L’attitude qu’avaient choisi d’adopter certaines figures et pas les négligeables témoigne de nos jours que tous les tenants à ce mouvement n’étaient pas sur la même longueur d’onde. Le changement de discours et d’attitude d’Issa Kaou Djime et sa désolidarisation avec les directives du comité stratégique en est un exemple. Mais pas le seul. Le silence qu’avait choisi l’autorité morale du M5, l’imam Mahmoud Dicko, après que quelques-unes de ses recommandations aient été prises en compte dans la formation des organes de transition au détriment des lignes tracées par ce mouvement en est un autre. On peut également citer le retour brutal de cette autorité morale sur la scène politique après avoir pressenti qu’il n’était plus considéré à sa juste valeur par les autorités dont il avait fortement contribué à la mise en place.
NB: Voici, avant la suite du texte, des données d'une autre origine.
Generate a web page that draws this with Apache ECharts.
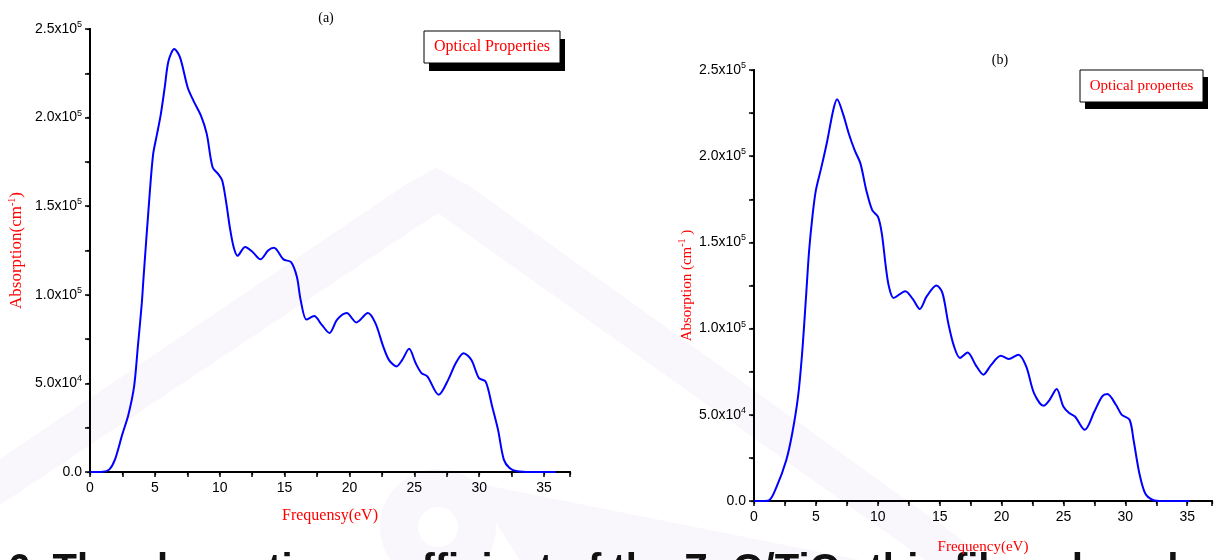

Renaissance après une longue agonie
Une mauvaise graine ne fait jamais bon ménage avec les bonnes semences dans un champ. Le temps est le seul qui permet de juger cela. Le déphasage qui existait entre les leaders de ce mouvement est ce qui explique sa « mort de sa belle mort », pour reprendre la phrase emblématique qu’avait prononcé l’un de ses initiateurs juste quelques heures après l’éviction de l’ancien régime. Les différences de point de vue qui existaient en son sein sur la stratégie à mener pour l’avènement d’un nouveau Mali étaient telles qu’il ne pouvait que succomber. La tumeur l’a consumé sans laisser le temps à ses leaders de se ressaisir.
Comme le capitalisme s’était remis sur pied après la crise économique de 2008 en corrigeant ses tares, le mouvement hétéroclite du M5-RFP se remet également sur pied après que les mauvaises graines qui étaient en son sein aient pris une autre direction. Il est en voie de renaitre de ses cendres comme un phénix après une longue période d’agonie. La ligne de conduite adoptée par ceux qui sont restés au sein de son comité stratégique, après qu’ils aient constaté que ceux qui s’étaient présentés comme étant du lot des leaders ayant parachevé leur lutte n’étaient pas sur la voie du changement, a commencé à donner des résultats concluants. La crédibilité dont jouissent de nouveau les leaders restés fidèles à l’esprit du mouvement l’illustre. Elle montre que les membres du M5-RFP sont des acteurs à écouter.
Mieux vaut l’avoir avec soi que contre soi
« Le temps est le meilleur juge », dit un vieil adage. Il est ce qui a permis aux Maliens de se faire une appréhension sur les hommes qui les faisaient mobiliser pour réclamer le changement dont ils aspiraient. Il les a permis de connaître également ceux-là qui défendaient leurs propres intérêts et ceux qui ont profité de leur lutte pour se faire une place au sein de l’élite. De même, il a permis aux Maliens de savoir que le problème n’était pas l’ancien régime, mais plutôt le système mis en place après l’avènement de la démocratie.
Mieux, il a permis aux autorités politiques de revoir leur perception sur ce mouvement après leurs prises de fonction. Le temps que le président de la transition a consacré pour recevoir les membres du comité stratégique de ce mouvement témoigne qu’il faut les avoir avec soi que contre soi. Les turbulences qui sont à leur actif et qui ont conduit l’ancien président à sortir par la petite porte sont restées gravées dans la conscience des Maliens.
Ce ne pas le statut social d’une personne qui lui fait gagner le respect et la considération des autres, mais plutôt l’esprit qui l’anime quand il s’agit des questions d’intérêt général. Mieux, une personne ne devrait pas être jugée en fonction de ses positions conjoncturelles ni en se référant à ses discours, mais en fonction des actes qu’elle pose et de l’idéologie qu’elle défend. Tels devraient être les principes sur lesquels le M5 RFP devrait se focaliser en acceptant de nouveaux adhérents pour ne pas tomber de nouveau dans des erreurs.